Britain's poor whites 'feel like they are last in line for council housing'



White working class people believe they are the last in line for state handouts, welfare help and council housing, a report by a respected research group said yesterday. It said that many think if they complain they will be silenced with the charge of racism.

The inquiry by the Joseph Rowntree Foundation said that many white people in poorer districts use ‘racialised language that would be unacceptable to many reading this report.’ But it found that such rough language is regarded as normal by the people who use it, that they regard themselves as tolerant and welcoming, and that they hate being labelled as racist.

The Rowntree report also said that, contrary to the fears of many politicians and left-wing commentators, white working class people do not turn to far-right politics or organisations like the British National Party. Instead, it said there was ‘active distaste’ for racial extremism and the far right, and people were outraged that their views were taken as indicating they supported racist parties.

The report, produced by Professor Harris Beider of Coventry University was based on interviews with residents of three working class districts and findings from focus groups drawn from people who lived there. People with lower incomes from Aston in Birmingham, Canley in Coventry, and Somers Town in North London, took part in the project.

Professor Beider said: ‘The way that people from working class white backgrounds are portrayed is often negative, which doesn’t reflect the reality of the pride most people hold in their community, nor their strong work ethic, and collective values.

‘It is important to confound negative stereotypes and understand that people in these communities feel their voices are not listened to, and that they have no stake in their community. They want to be valued, heard and connected to government.’

The inquiry comes in the wake of wide concerns over the past five years over the resentment felt in by white people in poorer parts of the country.
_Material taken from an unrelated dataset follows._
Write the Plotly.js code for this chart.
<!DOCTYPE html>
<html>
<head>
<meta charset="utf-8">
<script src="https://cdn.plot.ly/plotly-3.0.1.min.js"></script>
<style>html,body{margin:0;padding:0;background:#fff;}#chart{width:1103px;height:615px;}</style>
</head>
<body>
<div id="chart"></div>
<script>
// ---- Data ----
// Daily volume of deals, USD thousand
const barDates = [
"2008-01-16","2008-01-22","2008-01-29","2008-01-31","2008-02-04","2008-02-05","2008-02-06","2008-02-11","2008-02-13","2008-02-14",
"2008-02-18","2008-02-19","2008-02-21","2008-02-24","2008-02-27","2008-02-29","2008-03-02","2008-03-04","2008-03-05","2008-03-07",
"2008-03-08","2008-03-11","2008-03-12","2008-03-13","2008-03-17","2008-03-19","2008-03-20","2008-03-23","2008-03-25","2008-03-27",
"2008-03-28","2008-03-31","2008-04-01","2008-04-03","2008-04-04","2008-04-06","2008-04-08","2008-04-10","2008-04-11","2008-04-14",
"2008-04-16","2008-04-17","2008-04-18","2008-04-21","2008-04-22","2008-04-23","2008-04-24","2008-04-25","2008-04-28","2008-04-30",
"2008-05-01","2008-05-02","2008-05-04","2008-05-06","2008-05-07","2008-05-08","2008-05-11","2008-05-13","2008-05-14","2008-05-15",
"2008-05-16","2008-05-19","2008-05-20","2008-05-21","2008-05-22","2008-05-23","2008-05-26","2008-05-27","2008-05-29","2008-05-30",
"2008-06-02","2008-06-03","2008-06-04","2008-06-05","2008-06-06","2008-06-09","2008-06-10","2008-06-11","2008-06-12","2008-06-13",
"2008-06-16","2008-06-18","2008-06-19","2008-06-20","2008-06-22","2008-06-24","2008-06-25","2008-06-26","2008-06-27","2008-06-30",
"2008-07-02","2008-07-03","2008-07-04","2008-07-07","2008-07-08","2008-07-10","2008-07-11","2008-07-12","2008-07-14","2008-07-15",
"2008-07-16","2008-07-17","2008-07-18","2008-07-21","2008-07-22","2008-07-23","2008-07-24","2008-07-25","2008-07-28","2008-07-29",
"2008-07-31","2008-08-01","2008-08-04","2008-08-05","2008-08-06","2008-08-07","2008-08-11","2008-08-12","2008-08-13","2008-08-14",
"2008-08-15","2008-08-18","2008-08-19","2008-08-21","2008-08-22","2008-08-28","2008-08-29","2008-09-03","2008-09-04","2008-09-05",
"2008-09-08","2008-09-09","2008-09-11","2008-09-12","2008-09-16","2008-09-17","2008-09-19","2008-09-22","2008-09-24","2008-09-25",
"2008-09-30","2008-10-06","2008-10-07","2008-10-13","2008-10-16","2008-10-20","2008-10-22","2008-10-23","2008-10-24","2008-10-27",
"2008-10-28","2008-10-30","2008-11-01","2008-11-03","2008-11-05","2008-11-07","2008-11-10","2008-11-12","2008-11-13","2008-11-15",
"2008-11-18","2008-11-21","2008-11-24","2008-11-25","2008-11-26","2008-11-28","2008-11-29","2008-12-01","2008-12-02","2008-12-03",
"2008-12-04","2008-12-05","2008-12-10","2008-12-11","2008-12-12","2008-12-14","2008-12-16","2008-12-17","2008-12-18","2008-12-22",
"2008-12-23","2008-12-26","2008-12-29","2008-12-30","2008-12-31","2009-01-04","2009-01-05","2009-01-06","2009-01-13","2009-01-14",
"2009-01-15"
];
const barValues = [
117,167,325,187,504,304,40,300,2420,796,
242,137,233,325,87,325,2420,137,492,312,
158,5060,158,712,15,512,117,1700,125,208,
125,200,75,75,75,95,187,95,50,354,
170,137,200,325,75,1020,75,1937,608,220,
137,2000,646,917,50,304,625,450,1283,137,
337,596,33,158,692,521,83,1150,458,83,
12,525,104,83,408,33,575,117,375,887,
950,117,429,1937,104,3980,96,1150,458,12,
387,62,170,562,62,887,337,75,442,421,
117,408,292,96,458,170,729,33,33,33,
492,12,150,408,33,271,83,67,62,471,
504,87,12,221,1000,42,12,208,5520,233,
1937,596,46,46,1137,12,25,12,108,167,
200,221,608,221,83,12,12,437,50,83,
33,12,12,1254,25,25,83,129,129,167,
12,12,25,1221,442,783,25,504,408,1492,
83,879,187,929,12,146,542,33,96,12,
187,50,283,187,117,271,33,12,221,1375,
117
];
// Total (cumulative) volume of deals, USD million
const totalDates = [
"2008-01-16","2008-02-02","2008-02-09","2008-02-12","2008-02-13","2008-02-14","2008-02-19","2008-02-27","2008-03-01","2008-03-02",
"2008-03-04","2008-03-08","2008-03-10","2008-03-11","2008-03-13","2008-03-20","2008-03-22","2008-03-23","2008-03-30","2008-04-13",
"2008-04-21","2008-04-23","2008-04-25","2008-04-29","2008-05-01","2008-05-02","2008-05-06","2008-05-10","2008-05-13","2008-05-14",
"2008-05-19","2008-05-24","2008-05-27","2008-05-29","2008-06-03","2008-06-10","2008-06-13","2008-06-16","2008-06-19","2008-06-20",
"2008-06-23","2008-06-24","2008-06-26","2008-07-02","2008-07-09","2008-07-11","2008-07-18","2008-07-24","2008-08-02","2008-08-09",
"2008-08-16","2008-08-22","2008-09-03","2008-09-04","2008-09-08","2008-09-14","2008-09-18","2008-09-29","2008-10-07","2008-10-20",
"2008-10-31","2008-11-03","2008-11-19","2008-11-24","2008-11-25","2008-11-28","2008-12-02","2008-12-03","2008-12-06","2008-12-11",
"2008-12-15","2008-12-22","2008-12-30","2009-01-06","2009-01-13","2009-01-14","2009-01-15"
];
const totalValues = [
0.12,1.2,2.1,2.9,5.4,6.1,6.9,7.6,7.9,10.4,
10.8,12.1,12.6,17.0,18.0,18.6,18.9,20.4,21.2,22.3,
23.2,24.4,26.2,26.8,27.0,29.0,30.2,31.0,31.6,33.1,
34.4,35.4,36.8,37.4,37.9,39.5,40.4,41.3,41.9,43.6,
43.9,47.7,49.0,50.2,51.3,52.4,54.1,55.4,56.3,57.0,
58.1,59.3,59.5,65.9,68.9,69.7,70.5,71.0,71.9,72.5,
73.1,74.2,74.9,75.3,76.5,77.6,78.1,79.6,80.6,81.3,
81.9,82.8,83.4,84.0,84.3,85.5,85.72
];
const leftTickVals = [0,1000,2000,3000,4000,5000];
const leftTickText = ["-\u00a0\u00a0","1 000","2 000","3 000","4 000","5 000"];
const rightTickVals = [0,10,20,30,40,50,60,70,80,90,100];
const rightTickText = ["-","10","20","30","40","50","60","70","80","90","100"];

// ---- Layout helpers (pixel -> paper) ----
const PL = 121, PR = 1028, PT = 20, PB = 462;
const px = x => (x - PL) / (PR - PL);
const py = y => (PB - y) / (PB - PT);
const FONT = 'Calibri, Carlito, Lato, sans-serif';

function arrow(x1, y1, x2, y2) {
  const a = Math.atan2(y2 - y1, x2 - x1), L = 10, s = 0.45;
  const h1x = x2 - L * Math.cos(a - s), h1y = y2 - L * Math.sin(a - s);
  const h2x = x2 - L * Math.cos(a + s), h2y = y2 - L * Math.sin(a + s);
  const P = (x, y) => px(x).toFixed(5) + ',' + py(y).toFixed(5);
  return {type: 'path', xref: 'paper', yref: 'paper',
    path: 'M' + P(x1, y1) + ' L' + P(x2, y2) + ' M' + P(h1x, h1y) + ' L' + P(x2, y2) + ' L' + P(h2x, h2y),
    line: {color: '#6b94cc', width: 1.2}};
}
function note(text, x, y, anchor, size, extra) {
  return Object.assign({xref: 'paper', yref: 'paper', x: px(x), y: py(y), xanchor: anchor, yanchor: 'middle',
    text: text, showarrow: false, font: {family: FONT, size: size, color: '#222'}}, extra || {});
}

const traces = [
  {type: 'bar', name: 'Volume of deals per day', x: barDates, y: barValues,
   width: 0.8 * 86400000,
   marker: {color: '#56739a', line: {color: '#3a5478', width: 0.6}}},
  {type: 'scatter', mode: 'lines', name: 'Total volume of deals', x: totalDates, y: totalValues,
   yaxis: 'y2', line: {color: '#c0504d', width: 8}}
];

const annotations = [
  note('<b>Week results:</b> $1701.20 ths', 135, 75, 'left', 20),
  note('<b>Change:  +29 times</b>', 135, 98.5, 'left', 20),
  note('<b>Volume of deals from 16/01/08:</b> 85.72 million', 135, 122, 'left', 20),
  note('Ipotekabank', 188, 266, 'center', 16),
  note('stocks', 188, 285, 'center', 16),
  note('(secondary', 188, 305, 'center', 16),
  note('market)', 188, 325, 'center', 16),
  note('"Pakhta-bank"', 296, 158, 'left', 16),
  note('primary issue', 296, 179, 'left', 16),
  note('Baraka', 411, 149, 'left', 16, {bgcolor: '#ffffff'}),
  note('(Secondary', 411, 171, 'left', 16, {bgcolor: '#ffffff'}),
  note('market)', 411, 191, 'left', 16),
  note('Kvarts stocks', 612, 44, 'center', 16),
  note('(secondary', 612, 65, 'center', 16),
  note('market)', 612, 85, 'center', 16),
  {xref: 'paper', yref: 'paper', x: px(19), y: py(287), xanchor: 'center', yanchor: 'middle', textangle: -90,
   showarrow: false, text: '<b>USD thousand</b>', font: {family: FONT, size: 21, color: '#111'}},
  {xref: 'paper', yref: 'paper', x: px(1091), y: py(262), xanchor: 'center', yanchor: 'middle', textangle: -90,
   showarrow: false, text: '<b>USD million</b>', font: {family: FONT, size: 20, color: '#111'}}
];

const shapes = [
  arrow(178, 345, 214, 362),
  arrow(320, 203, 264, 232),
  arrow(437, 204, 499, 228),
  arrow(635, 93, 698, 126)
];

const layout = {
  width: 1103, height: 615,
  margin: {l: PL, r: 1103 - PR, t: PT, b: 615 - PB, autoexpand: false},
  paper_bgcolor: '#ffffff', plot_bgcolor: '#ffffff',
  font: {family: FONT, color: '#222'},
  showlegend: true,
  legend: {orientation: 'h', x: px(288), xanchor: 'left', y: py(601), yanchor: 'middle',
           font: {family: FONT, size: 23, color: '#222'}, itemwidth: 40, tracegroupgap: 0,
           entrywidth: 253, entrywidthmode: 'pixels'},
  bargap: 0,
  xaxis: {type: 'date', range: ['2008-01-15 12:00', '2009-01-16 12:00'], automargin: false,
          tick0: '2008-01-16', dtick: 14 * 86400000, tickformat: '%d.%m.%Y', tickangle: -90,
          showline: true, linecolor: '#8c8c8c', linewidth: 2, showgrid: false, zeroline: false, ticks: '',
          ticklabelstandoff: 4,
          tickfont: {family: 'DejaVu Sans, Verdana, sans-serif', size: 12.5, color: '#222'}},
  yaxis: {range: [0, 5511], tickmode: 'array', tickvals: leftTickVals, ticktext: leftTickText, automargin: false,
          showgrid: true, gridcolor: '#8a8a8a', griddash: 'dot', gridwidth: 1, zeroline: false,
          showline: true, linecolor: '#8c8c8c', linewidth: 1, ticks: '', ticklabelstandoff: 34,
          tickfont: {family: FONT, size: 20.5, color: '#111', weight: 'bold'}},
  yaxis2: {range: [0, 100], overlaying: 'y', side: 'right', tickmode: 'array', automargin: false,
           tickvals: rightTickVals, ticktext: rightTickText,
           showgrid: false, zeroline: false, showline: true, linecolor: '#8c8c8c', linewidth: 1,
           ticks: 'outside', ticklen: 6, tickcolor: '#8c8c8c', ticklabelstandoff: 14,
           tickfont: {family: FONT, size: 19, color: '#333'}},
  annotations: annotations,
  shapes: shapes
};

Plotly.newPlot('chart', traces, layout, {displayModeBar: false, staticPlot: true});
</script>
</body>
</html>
Former Labour minister Margaret Hodge said in 2007 that her white constituents in Barking in East London felt they had little chance of getting council or housing association homes because newly-arrived migrants were given priority in the queues.

However fears that disaffection would lead to large-scale support from the BNP or other far-right extremists in places like East London or Stoke-on-Trent were proved groundless when the BNP collapsed in the 2010 general election.

The report from Rowntree – whose chief executive Julia Unwin was an adviser to Gordon Brown during his premiership – said that the allocation of social housing should be seen to be fair. This would ‘counter widespread perceptions of queue jumping or preferential treatment for certain groups.’

Since the 1970s council and housing association homes have been awarded not on the basis of waiting lists compiled largely from the names of local people, but on the basis of a points system in which ‘need’ is important. Families who are newly-arrived in a district can often score highly in terms of points if they are jobless or can say they have inadequate housing.

The report said that terms like ‘community cohesion’, coined after the 2005 London bombings when Labour ministers decided to abandon the left-wing doctrine of multiculturalism, mean little to working class white people.

Instead equality programmes are associated with political correctness or attempts by selected groups to siphon away state money. One project in Birmingham was described by a white resident as ‘run by Asians for Asians’.

White working class people, the report said, ‘are proud of their working class identity and the values it stands for – working hard, looking after each other, pride in the community.’

The report said white working class people deeply resented being painted as political extremists. ‘The association of the white working class with the far right follows an established (and false) narrative going back to the rise of Oswald Moseley in the East End of London,’ it said.

‘Since this point, the white working-class has been labelled as hostile to race and immigration: teddy boys in the 1950s; dockers in the 1960s; skinheads in the 1970s; and the rise of the BNP since 2000.’